La condamnation de Nicolas Sarkozy à de la prison ferme dans l’affaire dite des « écoutes » est un séisme. C’est la première fois sous la Ve République qu’un ancien président de la République écope d’une peine aussi lourde pour des faits aussi graves – corruption et trafic d’influence – au terme d’un parcours judiciaire qui l’a conduit du tribunal correctionnel à la Cour de cassation. Son pourvoi a été rejeté, mardi 17 décembre, rendant définitive sa condamnation à trois ans d’emprisonnement dont un ferme sous bracelet électronique, assortis de trois ans d’inéligibilité.
Ce que révèle cette rocambolesque affaire qui remonte à 2014 contraste avec le niveau d’influence qu’est parvenu à entretenir, jusqu’à ces derniers jours, Nicolas Sarkozy. L’ancien chef de l’Etat qui délivre ses leçons de géopolitique sur la scène internationale est le même homme qui a utilisé une ligne téléphonique occulte enregistrée sous un faux nom – Paul Bismuth – pour dialoguer avec son ami avocat, parce qu’il craignait que la ligne officielle soit sur écoute.
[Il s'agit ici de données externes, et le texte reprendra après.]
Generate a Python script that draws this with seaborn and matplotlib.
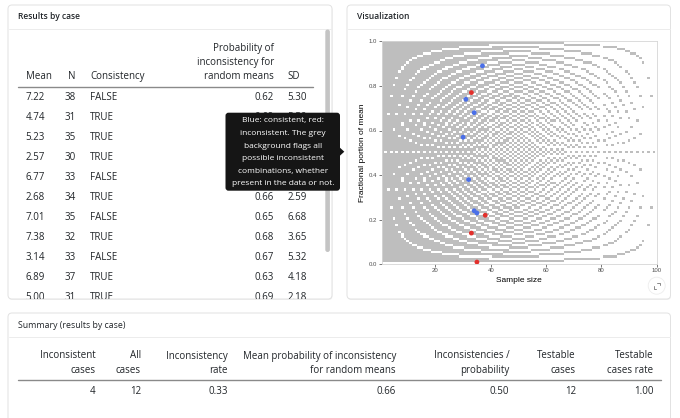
import numpy as np
import pandas as pd
import matplotlib
matplotlib.use("Agg")
import matplotlib.pyplot as plt
import seaborn as sns
from matplotlib.patches import FancyBboxPatch, Polygon, Circle
from matplotlib.colors import ListedColormap

# Results by case (last row scrolled out of view; SD under tooltip estimated)
means = ["7.22", "4.74", "5.23", "2.57", "6.77", "2.68", "7.01", "7.38", "3.14", "6.89", "5.00", "4.24"]
sizes = [38, 31, 35, 30, 33, 34, 35, 32, 33, 37, 31, 34]
consistency = [False, True, True, True, False, True, False, True, False, True, True, True]
probabilities = ["0.62", "0.69", "0.65", "0.70", "0.67", "0.66", "0.65", "0.68", "0.67", "0.63", "0.69", "0.66"]
sds = ["5.30", "5.50", "3.10", "2.40", "6.20", "2.59", "6.68", "3.65", "5.32", "4.18", "2.18", "3.00"]

# Summary (results by case)
summary_headers = [("Inconsistent", "cases"), ("All", "cases"), ("Inconsistency", "rate"),
                   ("Mean probability of inconsistency", "for random means"),
                   ("Inconsistencies /", "probability"), ("Testable", "cases"),
                   ("Testable", "cases rate")]
summary_values = ["4", "12", "0.33", "0.66", "0.50", "12", "1.00"]

tooltip_lines = ["Blue: consistent, red:", "inconsistent. The grey", "background flags all",
                 "possible inconsistent", "combinations, whether", "present in the data or not."]

df = pd.DataFrame({"mean": means, "n": sizes, "consistency": consistency})
df["frac"] = [round(float(m) - int(float(m)), 2) for m in df["mean"]]
# whole-number means sit on the panel edge and don't show up in the reference
plot_df = df[df["frac"] > 0]

# GRIM background: 1 = inconsistent combination of sample size and 2-decimal fraction
n_values = np.arange(1, 100)
grid = np.ones((100, len(n_values)))
for i, n in enumerate(n_values):
    for j in range(n + 1):
        lo, rem = divmod(100 * j, n)
        if 2 * rem > n:
            ks = [lo + 1]
        elif 2 * rem < n:
            ks = [lo]
        else:
            ks = [lo, lo + 1]
        for k in ks:
            grid[k % 100, i] = 0

sns.set_theme(style="white")
plt.rcParams["font.family"] = ["Open Sans", "DejaVu Sans"]

W, H = 680, 418
fig = plt.figure(figsize=(W / 100, H / 100), dpi=100)
fig.patch.set_facecolor("white")

txt = "#212529"
ui = dict(family=["Open Sans", "DejaVu Sans"], color=txt)

# page / cards in pixel coordinates
bg = fig.add_axes([0, 0, 1, 1])
bg.set_xlim(0, W)
bg.set_ylim(H, 0)
bg.axis("off")


def card(x0, y0, x1, y1, sep):
    bg.add_patch(FancyBboxPatch((x0 + 0.5, y0 + 1), x1 - x0, y1 - y0,
                                boxstyle="round,pad=0,rounding_size=4",
                                fc="#f0f0f0", ec="none", zorder=1))
    bg.add_patch(FancyBboxPatch((x0, y0), x1 - x0, y1 - y0,
                                boxstyle="round,pad=0,rounding_size=4",
                                fc="white", ec="#e2e2e2", lw=0.7, zorder=2))
    bg.plot([x0 + 0.5, x1 - 0.5], [sep, sep], color="#ececec", lw=0.7, zorder=3)


card(8, 5, 332, 299, 28.5)
card(347, 5, 670.5, 299, 28.5)
card(8, 313, 670.5, 440, 336.5)

bg.text(18.3, 16.7, "Results by case", fontsize=6.1, weight="semibold", va="center", **ui)
bg.text(357, 16.7, "Visualization", fontsize=6.1, weight="semibold", va="center", **ui)
bg.text(18.3, 325, "Summary (results by case)", fontsize=6.3, va="center", **ui)

# scrollbar
bg.add_patch(FancyBboxPatch((325.3, 29.5), 4.6, 222.5, boxstyle="round,pad=0,rounding_size=2.3",
                            fc="#c4c4c4", ec="none", zorder=4))

# summary table
sum_right = [95.5, 141, 227.7, 396, 509.5, 576, 653.5]
for xr, (h1, h2), v in zip(sum_right, summary_headers, summary_values):
    bg.text(xr, 356, h1, fontsize=7, ha="right", va="center", **ui)
    bg.text(xr, 370.7, h2, fontsize=7, ha="right", va="center", **ui)
    bg.text(xr, 391, v, fontsize=7, ha="right", va="center", **ui)
bg.plot([18.3, 661], [380, 380], color="#8a8a8a", lw=1.0, zorder=3)

# results table (clipped to the card body)
tb = fig.add_axes([9 / W, (H - 298.5) / H, 315 / W, 269.5 / H])
tb.set_xlim(9, 324)
tb.set_ylim(298.5, 29)
tb.axis("off")
tb.patch.set_alpha(0)

tb.text(25.7, 76.7, "Mean", fontsize=7, va="center", clip_on=True, **ui)
tb.text(75.5, 76.7, "N", fontsize=7, ha="right", va="center", clip_on=True, **ui)
tb.text(90, 76.7, "Consistency", fontsize=7, va="center", clip_on=True, **ui)
for yy, line in zip([48.3, 62.3, 76.7], ["Probability of", "inconsistency for", "random means"]):
    tb.text(274, yy, line, fontsize=7, ha="right", va="center", clip_on=True, **ui)
tb.text(287.5, 76.7, "SD", fontsize=7, va="center", clip_on=True, **ui)
tb.plot([18.3, 313.3], [86.7, 86.7], color="#8a8a8a", lw=1.0)

for r in range(len(means)):
    yy = 97.3 + 20 * r
    tb.text(25.7, yy, means[r], fontsize=7, va="center", clip_on=True, **ui)
    tb.text(75.5, yy, str(sizes[r]), fontsize=7, ha="right", va="center", clip_on=True, **ui)
    tb.text(90, yy, str(consistency[r]).upper(), fontsize=7, va="center", clip_on=True, **ui)
    tb.text(274, yy, probabilities[r], fontsize=7, ha="right", va="center", clip_on=True, **ui)
    tb.text(287.5, yy, sds[r], fontsize=7, va="center", clip_on=True, **ui)

# GRIM plot
x0, x1, y0, y1 = 381.5, 657, 41.3, 264.3
ax = fig.add_axes([x0 / W, (H - y1) / H, (x1 - x0) / W, (y1 - y0) / H])
ax.pcolormesh(np.arange(0.5, 100.5, 1), np.linspace(0, 1, 101), grid,
              cmap=ListedColormap(["white", "#bebebe"]), vmin=0, vmax=1,
              shading="flat", edgecolors="none", antialiased=False)
sns.scatterplot(data=plot_df, x="n", y="frac", hue="consistency",
                palette={True: "#4a6fe8", False: "#e2302c"},
                s=12, linewidth=0, legend=False, ax=ax, zorder=3)
ax.set_xlim(0.5, 100.1)
ax.set_ylim(0, 1)
ax.set_xticks([20, 40, 60, 80, 100])
ax.set_yticks([0, 0.2, 0.4, 0.6, 0.8, 1.0])
ax.set_yticklabels(["0.0", "0.2", "0.4", "0.6", "0.8", "1.0"])
ax.tick_params(length=2, width=0.5, color="#444444", pad=1, labelsize=4.3,
               labelcolor="#4d4d4d", bottom=True, left=True)
for lab in ax.get_xticklabels() + ax.get_yticklabels():
    lab.set_family(["Liberation Sans", "DejaVu Sans"])
for sp in ax.spines.values():
    sp.set_color("#d6d6d6")
    sp.set_linewidth(0.6)
ax.set_xlabel("Sample size", fontsize=6, family=["Liberation Sans", "DejaVu Sans"], color="black")
ax.set_ylabel("Fractional portion of mean", fontsize=6, family=["Liberation Sans", "DejaVu Sans"],
              color="black")
ax.xaxis.set_label_coords(0.5, (y1 - 281) / (y1 - y0))
ax.xaxis.label.set_va("center")
ax.yaxis.set_label_coords((362.7 - x0) / (x1 - x0), 0.5)
ax.yaxis.label.set_va("center")

# overlay: tooltip and expand icon
ov = fig.add_axes([0, 0, 1, 1])
ov.set_xlim(0, W)
ov.set_ylim(H, 0)
ov.axis("off")
ov.patch.set_alpha(0)
ov.add_patch(FancyBboxPatch((225.5, 112.7), 114.5, 78, boxstyle="round,pad=0,rounding_size=3",
                            fc="#151515", ec="none"))
ov.add_patch(Polygon([(339.5, 147.3), (344.3, 151.7), (339.5, 156.1)], closed=True,
                     fc="#151515", ec="none"))
for k, line in enumerate(tooltip_lines):
    ov.text(283, 120.7 + 12.65 * k, line, fontsize=6, ha="center", va="center",
            family=["Open Sans", "DejaVu Sans"], color="white")

ov.add_patch(Circle((656.7, 285.7), 8.5, fc="white", ec="#ededed", lw=0.6))
ov.plot([657.2, 659.8, 659.8], [282.6, 282.6, 285.2], color="#8a8a8a", lw=0.7)
ov.plot([653.6, 653.6, 656.2], [286.2, 288.8, 288.8], color="#8a8a8a", lw=0.7)

fig.savefig("out.png", dpi=100)
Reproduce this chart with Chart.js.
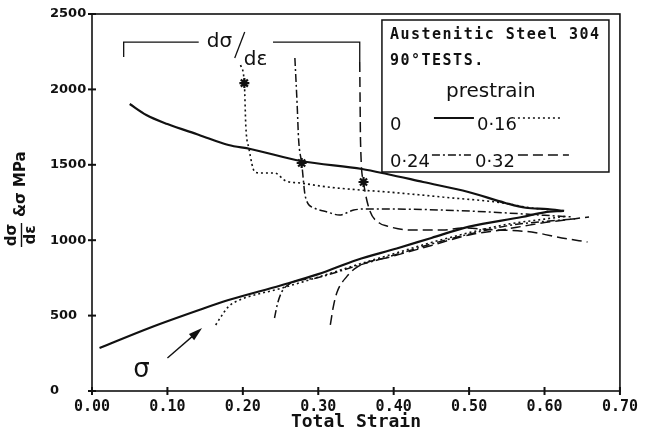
<!DOCTYPE html>
<html>
<head>
<meta charset="utf-8">
<script src="https://cdn.jsdelivr.net/npm/chart.js@4.4.1/dist/chart.umd.min.js"></script>
<style>
    html, body { margin: 0; padding: 0; background: #ffffff; }
    #wrap { width: 645px; height: 434px; }
</style>
</head>
<body>
<div id="wrap"><canvas id="strain-chart"></canvas></div>
<script>
"use strict";

// Austenitic steel 304, 90 degree tests: dσ/dε and σ against total strain.

// Tangent modulus curves (dσ/dε), one per prestrain.
const slope0X = [0.050, 0.072, 0.100, 0.142, 0.181, 0.210, 0.277, 0.358, 0.391, 0.439, 0.499, 0.548, 0.575, 0.604, 0.626];
const slope0Y = [1903, 1830, 1770, 1698, 1631, 1605, 1525, 1472, 1439, 1386, 1320, 1247, 1215, 1207, 1194];

const slope16X = [0.197, 0.202, 0.204, 0.208, 0.216, 0.224, 0.242, 0.257, 0.277, 0.312, 0.355, 0.391, 0.465, 0.545, 0.580, 0.605];
const slope16Y = [2162, 2042, 1750, 1611, 1452, 1446, 1446, 1393, 1379, 1353, 1333, 1320, 1286, 1247, 1215, 1203];

const slope24X = [0.269, 0.272, 0.274, 0.278, 0.283, 0.295, 0.312, 0.328, 0.347, 0.364, 0.391, 0.465, 0.552, 0.600, 0.635];
const slope24Y = [2208, 1900, 1664, 1512, 1286, 1213, 1187, 1167, 1200, 1207, 1207, 1200, 1180, 1165, 1155];

const slope32X = [0.355, 0.3555, 0.356, 0.360, 0.368, 0.381, 0.391, 0.421, 0.465, 0.491, 0.530, 0.583, 0.623, 0.657];
const slope32Y = [2182, 1900, 1664, 1386, 1200, 1114, 1094, 1068, 1068, 1081, 1070, 1054, 1015, 988];

// Stress curves (σ), one per prestrain.
const stress0X = [0.010, 0.076, 0.142, 0.181, 0.250, 0.300, 0.351, 0.404, 0.450, 0.500, 0.570, 0.600, 0.625];
const stress0Y = [285, 418, 537, 603, 700, 775, 869, 945, 1015, 1090, 1154, 1185, 1195];

const stress16X = [0.164, 0.172, 0.181, 0.194, 0.250, 0.300, 0.350, 0.400, 0.450, 0.500, 0.550, 0.600, 0.630];
const stress16Y = [438, 500, 560, 600, 680, 755, 835, 910, 985, 1050, 1105, 1140, 1160];

const stress24X = [0.242, 0.246, 0.252, 0.262, 0.300, 0.350, 0.400, 0.450, 0.500, 0.550, 0.600, 0.640];
const stress24Y = [484, 580, 660, 710, 752, 828, 900, 975, 1040, 1095, 1125, 1140];

const stress32X = [0.316, 0.320, 0.325, 0.338, 0.351, 0.400, 0.450, 0.500, 0.545, 0.580, 0.605, 0.659];
const stress32Y = [438, 560, 656, 760, 820, 895, 965, 1035, 1070, 1100, 1120, 1154];

// Starred points on the dσ/dε curves.
const starX = [0.202, 0.278, 0.360];
const starY = [2042, 1512, 1386];

// Axis ranges and ticks.
const xMin = 0, xMax = 0.7, xStep = 0.1;
const yMin = 0, yMax = 2500, yStep = 500;

// Annotation positions in data units.
const bracketLeft = 0.042, bracketRight = 0.355, bracketY = 2314, bracketLegY = 2215;
const bracketGapLeft = 0.1415, bracketGapRight = 0.240;
const arrowFrom = { x: 0.100, y: 219 };
const arrowTo = { x: 0.146, y: 418 };

const ink = "#111111";
const styles = {
    solid: { dash: [], width: 2.2 },
    dotted: { dash: [2, 3], width: 1.6 },
    dashDot: { dash: [8, 3, 2, 3], width: 1.5 },
    longDash: { dash: [10, 5], width: 1.5 }
};

function toPoints(xs, ys) {
    return xs.map((x, i) => ({ x: x, y: ys[i] }));
}

function lineSet(label, xs, ys, style) {
    return {
        label: label,
        data: toPoints(xs, ys),
        showLine: true,
        borderColor: ink,
        borderWidth: style.width,
        borderDash: style.dash,
        pointRadius: 0,
        cubicInterpolationMode: "monotone",
        fill: false
    };
}

// Frame on all four sides with ticks that cross the axes.
const frameTicks = {
    id: "frameTicks",
    afterDraw(chart) {
        const ctx = chart.ctx;
        const a = chart.chartArea;
        const xs = chart.scales.x;
        const ys = chart.scales.y;
        ctx.save();
        ctx.strokeStyle = ink;
        ctx.lineWidth = 1.6;
        ctx.strokeRect(a.left, a.top, a.right - a.left, a.bottom - a.top);
        ctx.lineWidth = 2;
        xs.ticks.forEach((t) => {
            const px = xs.getPixelForValue(t.value);
            ctx.beginPath();
            ctx.moveTo(px, a.bottom - 4);
            ctx.lineTo(px, a.bottom + 4);
            ctx.stroke();
        });
        ys.ticks.forEach((t) => {
            const py = ys.getPixelForValue(t.value);
            ctx.beginPath();
            ctx.moveTo(a.left - 4, py);
            ctx.lineTo(a.left + 4, py);
            ctx.stroke();
        });
        ctx.restore();
    }
};

// Bracket with the dσ/dε label, the σ arrow and the y axis title.
const notes = {
    id: "notes",
    afterDraw(chart) {
        const ctx = chart.ctx;
        const xs = chart.scales.x;
        const ys = chart.scales.y;
        const px = (v) => xs.getPixelForValue(v);
        const py = (v) => ys.getPixelForValue(v);

        ctx.save();
        ctx.strokeStyle = ink;
        ctx.fillStyle = ink;
        ctx.lineWidth = 1.3;

        ctx.beginPath();
        ctx.moveTo(px(bracketLeft), py(bracketLegY));
        ctx.lineTo(px(bracketLeft), py(bracketY));
        ctx.lineTo(px(bracketGapLeft), py(bracketY));
        ctx.moveTo(px(bracketGapRight), py(bracketY));
        ctx.lineTo(px(bracketRight), py(bracketY));
        ctx.lineTo(px(bracketRight), py(slope32Y[0]));
        ctx.stroke();

        const gx = px(bracketGapLeft);
        const gy = py(bracketY);
        ctx.font = "20px 'DejaVu Sans'";
        ctx.textBaseline = "alphabetic";
        ctx.textAlign = "left";
        ctx.fillText("dσ", gx + 8, gy + 5);
        ctx.beginPath();
        ctx.moveTo(gx + 46, gy - 10);
        ctx.lineTo(gx + 36, gy + 16);
        ctx.stroke();
        ctx.fillText("dε", gx + 45, gy + 23);

        // Arrow pointing at the σ curves.
        const x1 = px(arrowFrom.x), y1 = py(arrowFrom.y);
        const x2 = px(arrowTo.x), y2 = py(arrowTo.y);
        const ang = Math.atan2(y2 - y1, x2 - x1);
        ctx.lineWidth = 1.4;
        ctx.beginPath();
        ctx.moveTo(x1, y1);
        ctx.lineTo(x2 - 6 * Math.cos(ang), y2 - 6 * Math.sin(ang));
        ctx.stroke();
        ctx.beginPath();
        ctx.moveTo(x2, y2);
        ctx.lineTo(x2 - 14 * Math.cos(ang) + 4 * Math.sin(ang), y2 - 14 * Math.sin(ang) - 4 * Math.cos(ang));
        ctx.lineTo(x2 - 14 * Math.cos(ang) - 4 * Math.sin(ang), y2 - 14 * Math.sin(ang) + 4 * Math.cos(ang));
        ctx.closePath();
        ctx.fill();

        ctx.font = "26px 'DejaVu Sans'";
        ctx.textAlign = "center";
        ctx.textBaseline = "middle";
        ctx.fillText("σ", x1 - 26, y1 + 12);

        // Y axis title: the fraction dσ/dε followed by & σ MPa.
        ctx.translate(21, 193);
        ctx.rotate(-Math.PI / 2);
        ctx.font = "bold 15px 'DejaVu Sans'";
        ctx.textAlign = "center";
        ctx.textBaseline = "middle";
        ctx.fillText("dσ", -42, -9);
        ctx.fillText("dε", -42, 10);
        ctx.lineWidth = 1.4;
        ctx.beginPath();
        ctx.moveTo(-54, 0.5);
        ctx.lineTo(-30, 0.5);
        ctx.stroke();
        ctx.textAlign = "left";
        ctx.fillText("&σ MPa", -24, 0);
        ctx.restore();
    }
};

// Legend box in the top right of the plot.
const legendBox = {
    id: "legendBox",
    afterDraw(chart) {
        const ctx = chart.ctx;
        const a = chart.chartArea;
        const left = a.right - 238, top = a.top + 6, right = a.right - 11, bottom = a.top + 158;
        ctx.save();
        ctx.fillStyle = "#ffffff";
        ctx.fillRect(left, top, right - left, bottom - top);
        ctx.strokeStyle = ink;
        ctx.lineWidth = 1.5;
        ctx.strokeRect(left, top, right - left, bottom - top);

        ctx.fillStyle = ink;
        ctx.textAlign = "left";
        ctx.textBaseline = "alphabetic";
        ctx.font = "bold 15px 'DejaVu Sans Mono'";
        ctx.letterSpacing = "1.5px";
        ctx.fillText("Austenitic Steel 304", left + 8, top + 19);
        ctx.fillText("90°TESTS.", left + 8, top + 45);
        ctx.letterSpacing = "0px";

        ctx.font = "20px 'DejaVu Sans'";
        ctx.fillText("prestrain", left + 64, top + 77);

        ctx.font = "18px 'DejaVu Sans'";
        ctx.fillText("0", left + 8, top + 110);
        ctx.fillText("0·16", left + 95, top + 110);
        ctx.fillText("0·24", left + 8, top + 147);
        ctx.fillText("0·32", left + 93, top + 147);

        const sample = (x1, x2, y, style) => {
            ctx.setLineDash(style.dash);
            ctx.lineWidth = style.width;
            ctx.beginPath();
            ctx.moveTo(x1, y);
            ctx.lineTo(x2, y);
            ctx.stroke();
        };
        sample(left + 52, left + 92, top + 98, styles.solid);
        sample(left + 136, left + 181, top + 98, styles.dotted);
        sample(left + 50, left + 89, top + 135, styles.dashDot);
        sample(left + 136, left + 187, top + 135, styles.longDash);
        ctx.restore();
    }
};

const datasets = [
    lineSet("σ 0", stress0X, stress0Y, styles.solid),
    lineSet("σ 0.16", stress16X, stress16Y, styles.dotted),
    lineSet("σ 0.24", stress24X, stress24Y, styles.dashDot),
    lineSet("σ 0.32", stress32X, stress32Y, styles.longDash),
    lineSet("dσ/dε 0", slope0X, slope0Y, styles.solid),
    lineSet("dσ/dε 0.16", slope16X, slope16Y, styles.dotted),
    lineSet("dσ/dε 0.24", slope24X, slope24Y, styles.dashDot),
    lineSet("dσ/dε 0.32", slope32X, slope32Y, styles.longDash),
    {
        label: "marked",
        data: toPoints(starX, starY),
        showLine: false,
        pointStyle: "star",
        pointRadius: 5,
        borderWidth: 2.2,
        borderColor: ink,
        backgroundColor: ink
    }
];

new Chart(document.getElementById("strain-chart"), {
    type: "scatter",
    data: { datasets: datasets },
    options: {
        responsive: true,
        maintainAspectRatio: false,
        animation: false,
        events: [],
        layout: { padding: { left: 50, top: 14, right: 19, bottom: 0 } },
        scales: {
            x: {
                type: "linear",
                min: xMin,
                max: xMax,
                afterFit(scale) { scale.height = 43; },
                ticks: {
                    stepSize: xStep,
                    color: ink,
                    padding: 7,
                    font: { family: "'DejaVu Sans Mono'", weight: "bold", size: 15 },
                    callback: (v) => Number(v).toFixed(2)
                },
                grid: { display: false, drawTicks: false },
                border: { display: false },
                title: {
                    display: true,
                    text: "Total Strain",
                    color: ink,
                    padding: { top: 0, bottom: 1 },
                    font: { family: "'DejaVu Sans Mono'", weight: "bold", size: 18 }
                }
            },
            y: {
                type: "linear",
                min: yMin,
                max: yMax,
                afterFit(scale) { scale.width = 42; },
                ticks: {
                    stepSize: yStep,
                    color: ink,
                    crossAlign: "far",
                    font: { family: "'DejaVu Sans'", weight: "bold", size: 13 },
                    callback: (v) => String(v)
                },
                grid: { display: false, drawTicks: false },
                border: { display: false }
            }
        },
        plugins: {
            legend: { display: false },
            tooltip: { enabled: false }
        }
    },
    plugins: [frameTicks, notes, legendBox]
});
</script>
</body>
</html>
Celui qui se targue aujourd’hui de murmurer à l’oreille d’Emmanuel Macron est le même qui a envisagé avec ledit avocat de nouer un « pacte de corruption » avec un haut magistrat à la Cour de cassation, afin d’obtenir des informations et tenter d’influer sur un recours qu’il a formé dans l’affaire Bettencourt.
Fidèle à sa stratégie, l’ancien président de la République a, à peine sa condamnation confirmée, clamé son innocence en fustigeant « des droits de la défense bafoués » dans le cadre de « douze longues années de harcèlement judiciaire ». Mais la saisine de la Cour européenne des droits de l’homme qu’il s’apprête à lancer n’empêche pas l’exécution de sa peine. Elle le place en outre dans la situation peu enviable d’un ancien chef d’Etat qui, après avoir représenté et défendu la France, cherche, à présent, à la faire condamner.
Cerné par les affaires
A presque 70 ans, Nicolas Sarkozy est cerné par les affaires. Dans le procès portant sur les soupçons de financement libyen de sa campagne présidentielle de 2007, qui s’ouvre en janvier, il encourt dix ans de prison et cinq ans d’inéligibilité. Le prodige politique qui a incarné, en 2007, le renouveau de la droite, celui qui est parvenu au cours de cette même élection à faire reculer le Front national est ramené à l’aspect le plus contestable de sa personnalité. Il n’est pas sûr qu’il en ait pris la pleine mesure.
Le plus grave n’est cependant pas là : avocat de formation, Nicolas Sarkozy est, de tous les responsables politiques, celui qui a le plus entremêlé le combat politique et la lutte contre le pouvoir judiciaire. Fausses pistes et non-lieux lui ont permis d’accréditer l’idée qu’il était, depuis le début de son ascension politique, ciblé par les complots (affaire Clearstream) ou victime de l’acharnement des juges (affaire Bettencourt). Les propos peu amènes qu’à peine élu président, il a tenus sur les magistrats ont accrédité l’idée qu’il ne les aimait pas et que c’était réciproque. En se posant en victime, il est parvenu à galvaniser des partisans et à entraîner la droite dans une dérive préoccupante : à LR, la justice n’a pas bonne presse et l’Etat de droit y est de moins en moins bien considéré.
Certes, les juges ne sont pas infaillibles mais contester systématiquement leur pouvoir dans la situation de grand trouble démocratique que connaît la France est problématique. Menacée d’inéligibilité dans l’affaire des assistants parlementaires européens du Front national (devenu Rassemblement national), Marine Le Pen se permet de déstabiliser la scène politique en occultant la gravité des faits qui lui sont reprochés. Les responsables politiques ne sont pas au-dessus des lois.